Featured article from geoscience journal

Elsevier
Journal of Hydrology, 2010, Vol 389, Issue 3, p. 260-275
Effects of Karst and geological structure on groundwater flow: The case of Yarqon-Taninim Aquifer, Israel
Abstract:

This study demonstrates the significant influences of the geological structure (especially folding and lithology) and the karst system on groundwater flow regime. Folds divert groundwater flow from the general hydraulic gradient; marly layers sustain several perched sub-aquifers above the regional aquifer; and karstification increases the hydraulic conductivity by several orders of magnitude. These phenomena are quantitatively demonstrated within the Yarqon-Taninim (YT) basin, Israel, which is a complex groundwater system, combining several (extremely) opposite characteristics: humid and arid recharge zones, phreatic and confined parts, shallow and deep sub-aquifers, stratified and relatively-homogeneous sub-basins, saline and fresh water bodies, as well as stagnant and fast-flowing groundwater regions.

We have introduced a 3D geological-based grid for the basin (for the first time). It was implemented into a numerical code (FEFLOW), which was used thereafter to analyze quantitatively the flow regime, the groundwater mass balance, and the aquifer hydraulic properties. We present up to date conceptual understanding and numerical modeling of the YT flow field, especially at its mountainous parts.

Based on the calibration procedure and the sensitivity analyses, we obtained the best-fitted hydraulic conductivity values for the aquifer mesh. The general phenomenon observed is that as groundwater flow quantity increases, the hydraulic conductivity also increases. We interpret this result by the karstification mechanism (including paleo-karst). Thus, where groundwater flow-lines converge and where groundwater discharge amount increases, the karstification process intensifies and permeability increases. Consequently, at the mountainous region, along the syncline axes, where groundwater flow-lines converge, higher conductivities are found.

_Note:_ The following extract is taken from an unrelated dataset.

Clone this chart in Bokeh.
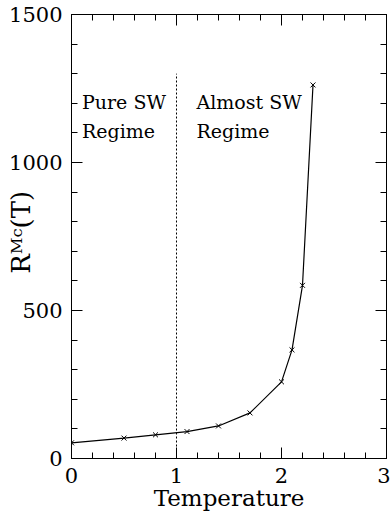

Modeling results also exhibit that at the lowland confined area, the geological structure does not play a major role in directing groundwater flow. Rather, the flow field is controlled by the well-developed karst system and the relatively homogenous carbonate section. It is hypothesizes that the extensive karstification took place at the Messinian Salinity Crises, 5.5 Ma, during which groundwater heads as well as sea level were lowered by several 100 m.